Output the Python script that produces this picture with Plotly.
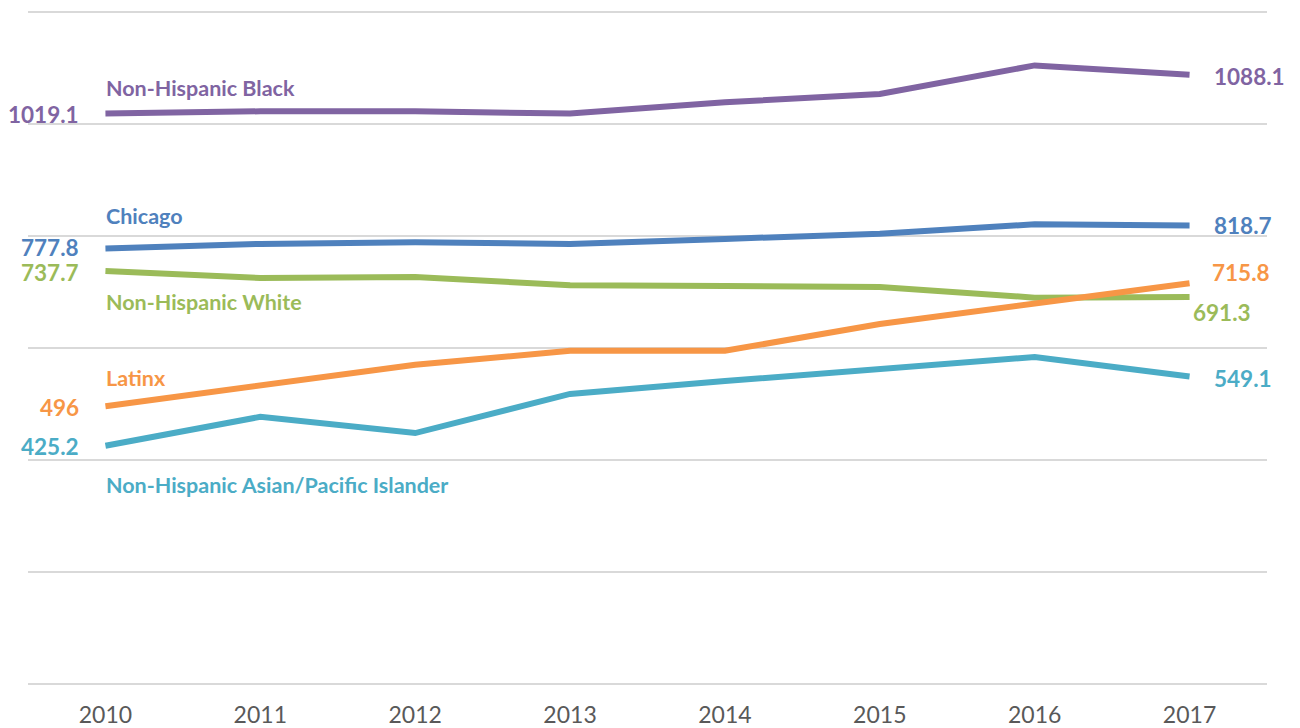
import plotly.graph_objects as go

years = ["2010", "2011", "2012", "2013", "2014", "2015", "2016", "2017"]
black = [1019.1, 1023, 1023, 1019, 1039, 1054, 1105, 1088.1]
chicago = [777.8, 786, 789, 786, 795, 804, 821, 818.7]
white = [737.7, 725, 727, 712, 711, 709, 690, 691.3]
latinx = [496, 532, 570, 595, 595, 643, 679, 715.8]
asian = [425.2, 477, 448, 518, 541, 562, 584, 549.1]

series = [
    ("Non-Hispanic Black", black, "#8064A2"),
    ("Chicago", chicago, "#4F81BD"),
    ("Non-Hispanic White", white, "#9BBB59"),
    ("Latinx", latinx, "#F79646"),
    ("Non-Hispanic Asian/Pacific Islander", asian, "#4BACC6"),
]

name_shift = {"Non-Hispanic Black": 25, "Chicago": 33, "Non-Hispanic White": -31,
              "Latinx": 28, "Non-Hispanic Asian/Pacific Islander": -39}
left_shift = {"Non-Hispanic Black": -1, "Chicago": 1, "Non-Hispanic White": -2,
              "Latinx": -1, "Non-Hispanic Asian/Pacific Islander": -1}
right_shift = {"Non-Hispanic Black": (22, -2), "Chicago": (22, 0), "Non-Hispanic White": (1, -16),
               "Latinx": (20, 11), "Non-Hispanic Asian/Pacific Islander": (22, -2)}

FONT = "Lato"
first_idx = 0
last_idx = len(years) - 1
fig = go.Figure()
for name, vals, color in series:
    fig.add_trace(go.Scatter(x=years, y=vals, mode="lines", name=name,
                             line=dict(color=color, width=6), hoverinfo="skip"))
    fig.add_annotation(x=first_idx, y=vals[0], xref="x", yref="y", text="<b>" + name + "</b>",
                       showarrow=False, xanchor="left", yanchor="middle", xshift=-1,
                       yshift=name_shift[name], font=dict(family=FONT, size=21.5, color=color))
    fig.add_annotation(x=first_idx, y=vals[0], xref="x", yref="y",
                       text="<b>%g</b>" % vals[0], showarrow=False, xanchor="right", yanchor="middle",
                       xshift=-24, yshift=left_shift[name], font=dict(family=FONT, size=22.5, color=color))
    xs, ys = right_shift[name]
    fig.add_annotation(x=last_idx, y=vals[-1], xref="x", yref="y",
                       text="<b>%g</b>" % vals[-1], showarrow=False, xanchor="left", yanchor="middle",
                       xshift=xs, yshift=ys, font=dict(family=FONT, size=22.5, color=color))

fig.update_layout(
    width=1292, height=720,
    margin=dict(l=20, r=33, t=2, b=42),
    paper_bgcolor="white", plot_bgcolor="white",
    showlegend=False,
    xaxis=dict(type="category", range=[-0.5, 7.5], showgrid=False, zeroline=False,
               showline=False, ticks="outside", ticklen=8, tickcolor="rgba(0,0,0,0)",
               automargin=False,
               tickfont=dict(family=FONT, size=23, color="#595959")),
    yaxis=dict(range=[-4, 1204], tick0=0, dtick=200, showgrid=True, gridcolor="#D9D9D9",
               gridwidth=1.5, automargin=False,
               zeroline=False, showticklabels=False, showline=False, ticks=""),
)
fig.write_html("out.html")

---*---

_Aim of the task_
Set down the material above as is, without any pictures.

_Answer_
Output the Python script that produces this picture with Plotly.
import plotly.graph_objects as go

years = ["2010", "2011", "2012", "2013", "2014", "2015", "2016", "2017"]
black = [1019.1, 1023, 1023, 1019, 1039, 1054, 1105, 1088.1]
chicago = [777.8, 786, 789, 786, 795, 804, 821, 818.7]
white = [737.7, 725, 727, 712, 711, 709, 690, 691.3]
latinx = [496, 532, 570, 595, 595, 643, 679, 715.8]
asian = [425.2, 477, 448, 518, 541, 562, 584, 549.1]

series = [
    ("Non-Hispanic Black", black, "#8064A2"),
    ("Chicago", chicago, "#4F81BD"),
    ("Non-Hispanic White", white, "#9BBB59"),
    ("Latinx", latinx, "#F79646"),
    ("Non-Hispanic Asian/Pacific Islander", asian, "#4BACC6"),
]

name_shift = {"Non-Hispanic Black": 25, "Chicago": 33, "Non-Hispanic White": -31,
              "Latinx": 28, "Non-Hispanic Asian/Pacific Islander": -39}
left_shift = {"Non-Hispanic Black": -1, "Chicago": 1, "Non-Hispanic White": -2,
              "Latinx": -1, "Non-Hispanic Asian/Pacific Islander": -1}
right_shift = {"Non-Hispanic Black": (22, -2), "Chicago": (22, 0), "Non-Hispanic White": (1, -16),
               "Latinx": (20, 11), "Non-Hispanic Asian/Pacific Islander": (22, -2)}

FONT = "Lato"
first_idx = 0
last_idx = len(years) - 1
fig = go.Figure()
for name, vals, color in series:
    fig.add_trace(go.Scatter(x=years, y=vals, mode="lines", name=name,
                             line=dict(color=color, width=6), hoverinfo="skip"))
    fig.add_annotation(x=first_idx, y=vals[0], xref="x", yref="y", text="<b>" + name + "</b>",
                       showarrow=False, xanchor="left", yanchor="middle", xshift=-1,
                       yshift=name_shift[name], font=dict(family=FONT, size=21.5, color=color))
    fig.add_annotation(x=first_idx, y=vals[0], xref="x", yref="y",
                       text="<b>%g</b>" % vals[0], showarrow=False, xanchor="right", yanchor="middle",
                       xshift=-24, yshift=left_shift[name], font=dict(family=FONT, size=22.5, color=color))
    xs, ys = right_shift[name]
    fig.add_annotation(x=last_idx, y=vals[-1], xref="x", yref="y",
                       text="<b>%g</b>" % vals[-1], showarrow=False, xanchor="left", yanchor="middle",
                       xshift=xs, yshift=ys, font=dict(family=FONT, size=22.5, color=color))

fig.update_layout(
    width=1292, height=720,
    margin=dict(l=20, r=33, t=2, b=42),
    paper_bgcolor="white", plot_bgcolor="white",
    showlegend=False,
    xaxis=dict(type="category", range=[-0.5, 7.5], showgrid=False, zeroline=False,
               showline=False, ticks="outside", ticklen=8, tickcolor="rgba(0,0,0,0)",
               automargin=False,
               tickfont=dict(family=FONT, size=23, color="#595959")),
    yaxis=dict(range=[-4, 1204], tick0=0, dtick=200, showgrid=True, gridcolor="#D9D9D9",
               gridwidth=1.5, automargin=False,
               zeroline=False, showticklabels=False, showline=False, ticks=""),
)
fig.write_html("out.html")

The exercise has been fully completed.